# start of DATA SHOWN

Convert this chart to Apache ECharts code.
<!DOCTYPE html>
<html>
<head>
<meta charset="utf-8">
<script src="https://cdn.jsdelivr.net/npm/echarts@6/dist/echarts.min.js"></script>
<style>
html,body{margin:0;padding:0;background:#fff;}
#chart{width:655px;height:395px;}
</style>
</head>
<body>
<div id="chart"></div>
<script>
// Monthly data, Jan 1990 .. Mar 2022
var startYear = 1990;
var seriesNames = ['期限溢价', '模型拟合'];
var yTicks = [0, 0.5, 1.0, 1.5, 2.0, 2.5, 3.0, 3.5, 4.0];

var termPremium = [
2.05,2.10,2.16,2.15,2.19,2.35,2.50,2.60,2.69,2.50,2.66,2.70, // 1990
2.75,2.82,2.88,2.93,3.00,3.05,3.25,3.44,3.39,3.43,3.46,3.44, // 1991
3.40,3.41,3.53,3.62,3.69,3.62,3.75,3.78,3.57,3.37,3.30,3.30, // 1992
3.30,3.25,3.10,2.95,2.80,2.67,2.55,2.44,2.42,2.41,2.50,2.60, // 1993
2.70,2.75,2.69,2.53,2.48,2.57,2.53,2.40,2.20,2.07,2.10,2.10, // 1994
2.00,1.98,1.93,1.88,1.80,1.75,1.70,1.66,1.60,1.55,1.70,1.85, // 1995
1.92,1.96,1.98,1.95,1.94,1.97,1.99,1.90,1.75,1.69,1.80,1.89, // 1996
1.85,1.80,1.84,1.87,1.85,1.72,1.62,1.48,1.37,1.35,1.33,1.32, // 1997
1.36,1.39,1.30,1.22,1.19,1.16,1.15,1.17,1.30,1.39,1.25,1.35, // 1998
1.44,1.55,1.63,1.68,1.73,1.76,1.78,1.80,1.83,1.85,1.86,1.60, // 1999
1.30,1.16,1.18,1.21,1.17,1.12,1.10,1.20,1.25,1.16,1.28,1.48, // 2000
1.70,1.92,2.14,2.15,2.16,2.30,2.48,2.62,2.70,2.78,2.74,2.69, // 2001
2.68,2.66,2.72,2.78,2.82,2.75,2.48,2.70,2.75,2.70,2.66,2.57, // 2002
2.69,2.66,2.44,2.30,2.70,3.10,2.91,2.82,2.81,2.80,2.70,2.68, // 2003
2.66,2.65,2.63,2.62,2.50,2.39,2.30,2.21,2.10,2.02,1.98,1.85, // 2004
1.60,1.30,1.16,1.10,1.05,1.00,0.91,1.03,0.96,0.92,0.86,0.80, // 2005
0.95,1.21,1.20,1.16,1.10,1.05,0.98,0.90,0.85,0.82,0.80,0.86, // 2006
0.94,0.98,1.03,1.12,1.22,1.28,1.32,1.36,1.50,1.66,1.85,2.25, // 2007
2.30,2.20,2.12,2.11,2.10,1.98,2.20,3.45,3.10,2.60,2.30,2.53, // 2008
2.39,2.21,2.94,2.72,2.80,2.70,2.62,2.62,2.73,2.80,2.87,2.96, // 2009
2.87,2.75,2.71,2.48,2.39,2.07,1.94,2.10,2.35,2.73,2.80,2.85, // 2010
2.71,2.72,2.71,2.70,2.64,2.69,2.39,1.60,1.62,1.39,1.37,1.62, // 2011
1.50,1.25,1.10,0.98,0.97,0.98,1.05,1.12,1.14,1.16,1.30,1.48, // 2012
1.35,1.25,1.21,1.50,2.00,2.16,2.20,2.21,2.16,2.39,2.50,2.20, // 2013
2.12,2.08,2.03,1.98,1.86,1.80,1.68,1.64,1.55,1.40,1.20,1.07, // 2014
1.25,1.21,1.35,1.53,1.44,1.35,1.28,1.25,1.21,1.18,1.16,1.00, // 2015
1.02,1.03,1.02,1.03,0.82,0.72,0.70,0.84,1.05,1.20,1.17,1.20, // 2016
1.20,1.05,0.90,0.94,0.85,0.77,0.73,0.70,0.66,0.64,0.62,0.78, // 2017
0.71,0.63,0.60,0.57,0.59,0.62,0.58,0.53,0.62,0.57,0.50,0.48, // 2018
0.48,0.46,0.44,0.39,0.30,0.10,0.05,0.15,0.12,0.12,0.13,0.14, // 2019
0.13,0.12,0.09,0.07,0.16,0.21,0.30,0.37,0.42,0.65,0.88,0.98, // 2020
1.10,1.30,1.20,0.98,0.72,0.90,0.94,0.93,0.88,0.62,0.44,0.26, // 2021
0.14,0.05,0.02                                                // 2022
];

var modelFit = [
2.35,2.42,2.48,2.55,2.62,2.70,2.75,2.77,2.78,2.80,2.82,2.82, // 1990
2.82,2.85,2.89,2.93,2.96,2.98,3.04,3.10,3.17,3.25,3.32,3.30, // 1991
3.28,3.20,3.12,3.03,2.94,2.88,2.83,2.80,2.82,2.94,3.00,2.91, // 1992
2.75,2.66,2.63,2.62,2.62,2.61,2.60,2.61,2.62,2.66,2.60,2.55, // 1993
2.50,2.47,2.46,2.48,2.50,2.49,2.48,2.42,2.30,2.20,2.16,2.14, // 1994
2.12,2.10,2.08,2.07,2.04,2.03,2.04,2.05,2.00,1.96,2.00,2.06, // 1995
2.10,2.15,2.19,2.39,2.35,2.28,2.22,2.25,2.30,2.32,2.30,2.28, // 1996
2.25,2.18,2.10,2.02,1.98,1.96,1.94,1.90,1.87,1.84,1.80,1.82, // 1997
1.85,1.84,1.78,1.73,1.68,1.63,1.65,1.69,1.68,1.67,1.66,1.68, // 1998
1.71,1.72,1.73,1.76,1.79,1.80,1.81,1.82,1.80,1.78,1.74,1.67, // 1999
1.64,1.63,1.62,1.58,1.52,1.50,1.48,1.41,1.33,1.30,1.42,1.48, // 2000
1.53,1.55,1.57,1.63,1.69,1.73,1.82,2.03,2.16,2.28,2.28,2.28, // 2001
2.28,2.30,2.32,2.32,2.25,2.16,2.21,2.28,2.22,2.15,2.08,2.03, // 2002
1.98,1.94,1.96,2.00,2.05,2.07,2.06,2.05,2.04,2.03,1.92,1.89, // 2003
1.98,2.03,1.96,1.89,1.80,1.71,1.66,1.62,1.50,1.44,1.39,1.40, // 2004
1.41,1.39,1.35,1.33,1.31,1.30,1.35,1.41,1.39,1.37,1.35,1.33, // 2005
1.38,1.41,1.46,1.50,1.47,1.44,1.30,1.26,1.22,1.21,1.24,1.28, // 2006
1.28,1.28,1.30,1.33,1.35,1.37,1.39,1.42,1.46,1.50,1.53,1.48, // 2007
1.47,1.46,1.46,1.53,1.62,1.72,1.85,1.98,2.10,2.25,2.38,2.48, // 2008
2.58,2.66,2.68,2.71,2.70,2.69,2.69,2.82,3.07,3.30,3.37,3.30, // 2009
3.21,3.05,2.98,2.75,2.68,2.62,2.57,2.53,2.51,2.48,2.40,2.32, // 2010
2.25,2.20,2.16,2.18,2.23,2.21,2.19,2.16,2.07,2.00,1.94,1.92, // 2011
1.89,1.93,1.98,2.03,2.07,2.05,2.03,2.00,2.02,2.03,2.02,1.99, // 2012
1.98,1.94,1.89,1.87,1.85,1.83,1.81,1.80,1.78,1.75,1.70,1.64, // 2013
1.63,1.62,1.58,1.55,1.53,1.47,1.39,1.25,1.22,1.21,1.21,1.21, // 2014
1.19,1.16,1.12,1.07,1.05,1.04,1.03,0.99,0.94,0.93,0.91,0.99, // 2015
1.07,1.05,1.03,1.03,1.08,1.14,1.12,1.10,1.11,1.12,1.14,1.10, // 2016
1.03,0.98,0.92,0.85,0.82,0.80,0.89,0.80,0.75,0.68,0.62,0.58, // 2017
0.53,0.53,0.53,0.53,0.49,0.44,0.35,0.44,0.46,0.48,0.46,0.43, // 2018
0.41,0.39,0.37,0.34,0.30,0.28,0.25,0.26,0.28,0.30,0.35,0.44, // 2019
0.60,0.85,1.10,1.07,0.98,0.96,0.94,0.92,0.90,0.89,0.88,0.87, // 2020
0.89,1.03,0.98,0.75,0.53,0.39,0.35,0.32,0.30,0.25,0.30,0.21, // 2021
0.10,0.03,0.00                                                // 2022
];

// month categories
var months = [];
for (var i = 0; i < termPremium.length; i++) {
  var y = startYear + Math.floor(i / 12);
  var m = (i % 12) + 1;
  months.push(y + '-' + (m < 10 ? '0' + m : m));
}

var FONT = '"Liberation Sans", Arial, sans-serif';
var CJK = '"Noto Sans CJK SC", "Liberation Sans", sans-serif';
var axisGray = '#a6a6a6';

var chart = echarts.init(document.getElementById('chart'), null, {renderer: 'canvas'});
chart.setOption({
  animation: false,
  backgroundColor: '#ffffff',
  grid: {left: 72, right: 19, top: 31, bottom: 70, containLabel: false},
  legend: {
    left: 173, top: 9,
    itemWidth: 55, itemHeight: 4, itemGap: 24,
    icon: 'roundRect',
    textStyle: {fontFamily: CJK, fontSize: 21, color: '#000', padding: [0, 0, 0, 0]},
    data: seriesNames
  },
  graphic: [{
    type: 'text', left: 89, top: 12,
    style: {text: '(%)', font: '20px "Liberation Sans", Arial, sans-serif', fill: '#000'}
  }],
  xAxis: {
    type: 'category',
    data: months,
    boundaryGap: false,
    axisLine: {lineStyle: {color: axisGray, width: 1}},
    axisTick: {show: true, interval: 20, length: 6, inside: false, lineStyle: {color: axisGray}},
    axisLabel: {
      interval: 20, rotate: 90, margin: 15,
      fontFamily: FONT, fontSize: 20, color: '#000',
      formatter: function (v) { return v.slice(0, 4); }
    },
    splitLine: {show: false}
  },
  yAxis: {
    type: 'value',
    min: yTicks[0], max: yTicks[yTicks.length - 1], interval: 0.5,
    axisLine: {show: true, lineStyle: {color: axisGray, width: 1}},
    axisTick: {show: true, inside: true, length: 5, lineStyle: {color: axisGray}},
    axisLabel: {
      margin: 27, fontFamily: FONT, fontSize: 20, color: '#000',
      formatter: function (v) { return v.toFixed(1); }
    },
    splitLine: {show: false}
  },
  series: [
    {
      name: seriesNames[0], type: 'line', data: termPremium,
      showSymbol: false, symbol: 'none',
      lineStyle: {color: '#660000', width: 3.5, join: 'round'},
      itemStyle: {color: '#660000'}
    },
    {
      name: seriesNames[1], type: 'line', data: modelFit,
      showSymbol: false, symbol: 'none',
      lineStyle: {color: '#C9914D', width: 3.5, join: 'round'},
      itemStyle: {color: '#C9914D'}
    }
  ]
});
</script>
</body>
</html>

# end of DATA SHOWN
# start of DATA SHOWN

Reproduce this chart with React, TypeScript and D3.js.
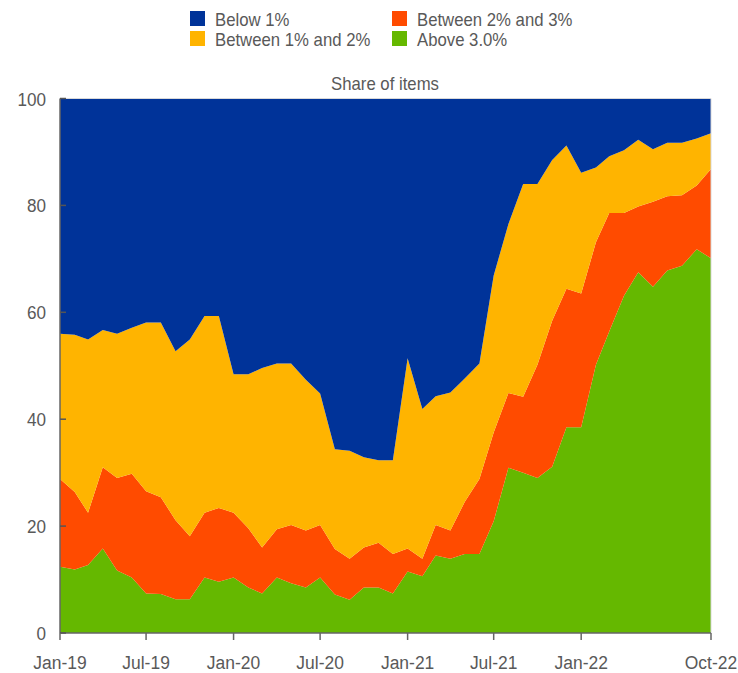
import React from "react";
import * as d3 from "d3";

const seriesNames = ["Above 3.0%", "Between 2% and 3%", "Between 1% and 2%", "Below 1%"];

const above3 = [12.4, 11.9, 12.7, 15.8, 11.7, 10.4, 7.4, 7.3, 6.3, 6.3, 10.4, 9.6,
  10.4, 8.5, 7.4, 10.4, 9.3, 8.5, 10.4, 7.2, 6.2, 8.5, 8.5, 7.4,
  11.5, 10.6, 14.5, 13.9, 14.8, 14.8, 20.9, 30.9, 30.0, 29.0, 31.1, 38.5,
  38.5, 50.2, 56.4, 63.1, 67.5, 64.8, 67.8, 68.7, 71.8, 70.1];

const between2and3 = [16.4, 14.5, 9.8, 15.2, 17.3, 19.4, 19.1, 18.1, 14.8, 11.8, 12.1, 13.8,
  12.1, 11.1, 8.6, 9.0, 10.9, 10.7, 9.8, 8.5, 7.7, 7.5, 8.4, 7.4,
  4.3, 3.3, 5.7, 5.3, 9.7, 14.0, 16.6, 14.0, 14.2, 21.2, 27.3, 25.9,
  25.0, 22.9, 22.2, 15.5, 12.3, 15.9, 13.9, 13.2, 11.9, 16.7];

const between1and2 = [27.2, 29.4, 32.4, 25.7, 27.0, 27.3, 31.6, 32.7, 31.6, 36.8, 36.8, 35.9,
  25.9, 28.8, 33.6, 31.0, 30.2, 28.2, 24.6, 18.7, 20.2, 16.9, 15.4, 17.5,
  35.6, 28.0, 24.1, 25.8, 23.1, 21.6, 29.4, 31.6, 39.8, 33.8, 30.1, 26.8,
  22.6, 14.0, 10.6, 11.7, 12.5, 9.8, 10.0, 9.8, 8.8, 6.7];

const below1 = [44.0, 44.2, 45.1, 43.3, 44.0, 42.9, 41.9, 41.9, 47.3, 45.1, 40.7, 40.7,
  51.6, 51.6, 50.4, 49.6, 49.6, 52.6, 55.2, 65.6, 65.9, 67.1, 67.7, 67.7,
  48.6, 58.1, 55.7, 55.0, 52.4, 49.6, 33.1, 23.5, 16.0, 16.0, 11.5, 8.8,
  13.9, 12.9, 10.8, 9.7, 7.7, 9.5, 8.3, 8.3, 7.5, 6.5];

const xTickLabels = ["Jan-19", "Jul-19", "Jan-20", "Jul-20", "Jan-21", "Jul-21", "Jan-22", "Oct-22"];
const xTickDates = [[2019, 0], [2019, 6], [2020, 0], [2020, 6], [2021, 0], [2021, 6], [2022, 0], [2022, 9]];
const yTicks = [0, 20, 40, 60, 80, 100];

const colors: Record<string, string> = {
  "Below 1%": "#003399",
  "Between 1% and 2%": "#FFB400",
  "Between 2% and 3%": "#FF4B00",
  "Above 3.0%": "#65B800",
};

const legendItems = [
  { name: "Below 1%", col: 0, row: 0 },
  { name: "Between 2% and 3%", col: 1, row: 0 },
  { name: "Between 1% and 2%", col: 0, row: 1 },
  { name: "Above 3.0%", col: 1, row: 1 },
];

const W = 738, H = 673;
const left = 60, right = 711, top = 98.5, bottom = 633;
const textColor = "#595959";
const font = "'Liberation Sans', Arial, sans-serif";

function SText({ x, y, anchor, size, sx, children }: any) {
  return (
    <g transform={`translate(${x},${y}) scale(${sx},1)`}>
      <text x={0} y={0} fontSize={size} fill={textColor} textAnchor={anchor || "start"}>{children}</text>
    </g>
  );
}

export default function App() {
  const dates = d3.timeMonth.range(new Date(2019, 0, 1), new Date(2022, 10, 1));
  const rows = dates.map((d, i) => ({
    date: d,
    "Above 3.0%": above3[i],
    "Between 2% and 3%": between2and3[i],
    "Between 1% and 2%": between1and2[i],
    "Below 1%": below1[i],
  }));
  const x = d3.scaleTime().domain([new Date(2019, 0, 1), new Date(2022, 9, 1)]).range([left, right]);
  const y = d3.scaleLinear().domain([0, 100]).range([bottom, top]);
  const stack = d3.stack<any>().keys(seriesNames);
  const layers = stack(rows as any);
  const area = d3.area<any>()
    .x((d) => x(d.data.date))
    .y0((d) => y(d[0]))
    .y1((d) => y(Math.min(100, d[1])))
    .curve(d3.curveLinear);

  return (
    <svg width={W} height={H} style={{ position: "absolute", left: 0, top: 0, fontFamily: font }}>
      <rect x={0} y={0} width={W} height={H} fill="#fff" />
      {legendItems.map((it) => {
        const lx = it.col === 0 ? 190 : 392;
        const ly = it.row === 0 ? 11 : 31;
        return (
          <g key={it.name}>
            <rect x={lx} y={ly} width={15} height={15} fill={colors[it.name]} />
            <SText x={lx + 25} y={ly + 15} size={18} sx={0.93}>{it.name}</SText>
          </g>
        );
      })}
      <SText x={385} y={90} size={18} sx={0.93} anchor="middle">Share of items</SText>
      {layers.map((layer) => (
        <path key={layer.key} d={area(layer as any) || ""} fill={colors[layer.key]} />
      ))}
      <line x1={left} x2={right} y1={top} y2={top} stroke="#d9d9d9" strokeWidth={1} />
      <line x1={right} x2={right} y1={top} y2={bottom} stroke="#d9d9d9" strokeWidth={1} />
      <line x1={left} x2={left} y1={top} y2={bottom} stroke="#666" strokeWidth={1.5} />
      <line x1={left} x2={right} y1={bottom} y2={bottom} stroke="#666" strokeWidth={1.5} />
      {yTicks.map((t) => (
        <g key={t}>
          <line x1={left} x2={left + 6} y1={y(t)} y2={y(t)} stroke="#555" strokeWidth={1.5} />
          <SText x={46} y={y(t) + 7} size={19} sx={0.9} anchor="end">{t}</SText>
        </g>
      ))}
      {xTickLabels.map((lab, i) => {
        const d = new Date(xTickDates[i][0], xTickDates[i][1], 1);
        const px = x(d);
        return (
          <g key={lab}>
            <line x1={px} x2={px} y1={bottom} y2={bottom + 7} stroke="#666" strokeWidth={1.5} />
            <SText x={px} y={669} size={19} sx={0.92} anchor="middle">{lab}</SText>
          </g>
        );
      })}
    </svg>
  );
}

# end of DATA SHOWN
# start of DATA SHOWN

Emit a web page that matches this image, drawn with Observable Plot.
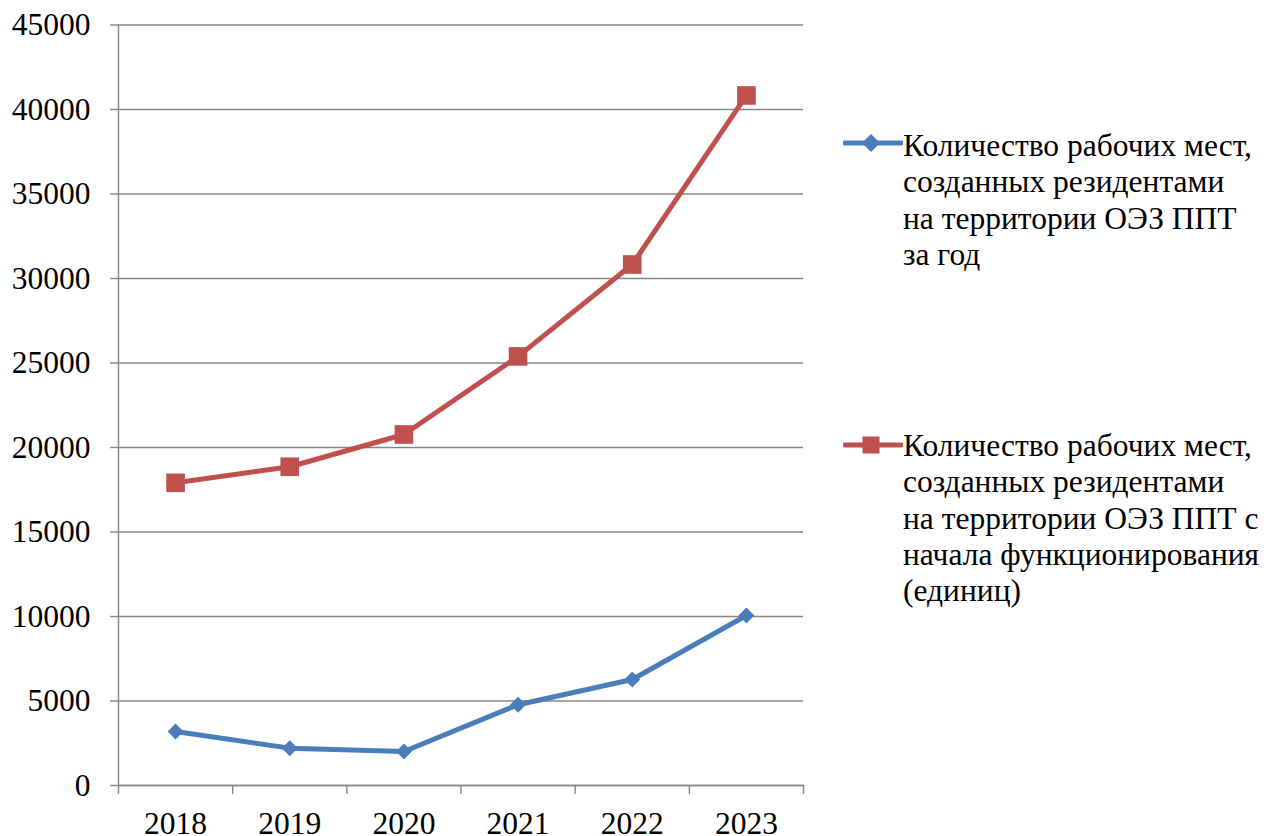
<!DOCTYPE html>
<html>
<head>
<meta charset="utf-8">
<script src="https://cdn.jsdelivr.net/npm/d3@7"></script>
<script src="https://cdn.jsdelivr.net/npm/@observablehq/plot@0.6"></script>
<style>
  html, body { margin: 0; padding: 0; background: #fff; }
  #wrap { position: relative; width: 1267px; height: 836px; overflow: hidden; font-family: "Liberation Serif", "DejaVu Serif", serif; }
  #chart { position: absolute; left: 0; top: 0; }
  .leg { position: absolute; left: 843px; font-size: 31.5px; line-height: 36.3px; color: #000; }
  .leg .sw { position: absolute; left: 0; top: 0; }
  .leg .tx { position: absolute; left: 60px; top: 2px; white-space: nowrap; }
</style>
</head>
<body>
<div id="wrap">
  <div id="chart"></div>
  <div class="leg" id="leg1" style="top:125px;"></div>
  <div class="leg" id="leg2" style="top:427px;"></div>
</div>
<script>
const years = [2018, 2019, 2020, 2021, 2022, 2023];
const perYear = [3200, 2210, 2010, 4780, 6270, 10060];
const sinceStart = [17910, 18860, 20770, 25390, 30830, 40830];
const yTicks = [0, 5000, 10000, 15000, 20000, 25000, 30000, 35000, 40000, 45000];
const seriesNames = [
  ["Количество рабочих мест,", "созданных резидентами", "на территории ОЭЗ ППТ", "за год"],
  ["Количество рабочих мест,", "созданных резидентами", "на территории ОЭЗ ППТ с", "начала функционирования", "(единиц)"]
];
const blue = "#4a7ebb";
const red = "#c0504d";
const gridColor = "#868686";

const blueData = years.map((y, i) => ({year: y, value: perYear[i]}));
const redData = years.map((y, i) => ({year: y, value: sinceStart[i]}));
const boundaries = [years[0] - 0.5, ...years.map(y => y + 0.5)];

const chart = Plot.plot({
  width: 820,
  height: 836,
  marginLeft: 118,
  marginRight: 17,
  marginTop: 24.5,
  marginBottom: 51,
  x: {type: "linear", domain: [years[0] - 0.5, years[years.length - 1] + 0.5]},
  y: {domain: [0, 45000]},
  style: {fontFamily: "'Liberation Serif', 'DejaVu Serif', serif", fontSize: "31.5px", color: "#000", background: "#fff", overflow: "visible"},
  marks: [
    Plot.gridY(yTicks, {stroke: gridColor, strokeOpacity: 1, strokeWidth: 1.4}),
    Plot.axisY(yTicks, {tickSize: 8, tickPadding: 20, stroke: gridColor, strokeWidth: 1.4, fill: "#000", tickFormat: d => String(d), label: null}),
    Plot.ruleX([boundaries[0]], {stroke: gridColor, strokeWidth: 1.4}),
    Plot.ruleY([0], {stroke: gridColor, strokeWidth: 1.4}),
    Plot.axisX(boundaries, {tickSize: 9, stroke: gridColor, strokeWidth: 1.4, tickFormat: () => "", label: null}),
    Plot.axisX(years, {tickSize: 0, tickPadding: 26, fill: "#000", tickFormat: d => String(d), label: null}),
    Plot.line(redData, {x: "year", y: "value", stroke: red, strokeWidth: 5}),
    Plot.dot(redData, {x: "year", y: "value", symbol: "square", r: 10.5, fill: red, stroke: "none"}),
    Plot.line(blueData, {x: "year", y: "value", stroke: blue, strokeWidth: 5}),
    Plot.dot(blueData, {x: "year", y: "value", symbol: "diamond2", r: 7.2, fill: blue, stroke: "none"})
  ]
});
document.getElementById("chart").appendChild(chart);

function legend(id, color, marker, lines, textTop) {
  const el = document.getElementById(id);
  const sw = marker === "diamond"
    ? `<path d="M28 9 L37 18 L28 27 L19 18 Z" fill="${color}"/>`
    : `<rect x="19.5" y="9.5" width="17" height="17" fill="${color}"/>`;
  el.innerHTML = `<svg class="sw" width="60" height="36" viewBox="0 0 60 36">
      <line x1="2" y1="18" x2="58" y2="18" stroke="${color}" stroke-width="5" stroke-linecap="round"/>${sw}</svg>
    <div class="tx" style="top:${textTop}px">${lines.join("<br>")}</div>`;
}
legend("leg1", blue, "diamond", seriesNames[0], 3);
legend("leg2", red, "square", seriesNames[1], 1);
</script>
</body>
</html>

# end of DATA SHOWN

* WRITTEN PROBLEM
Search the listing for the string "with". Copy each line where it turns up.

* RESPONSE
Reproduce this chart with React, TypeScript and D3.js.
Emit a web page that matches this image, drawn with Observable Plot.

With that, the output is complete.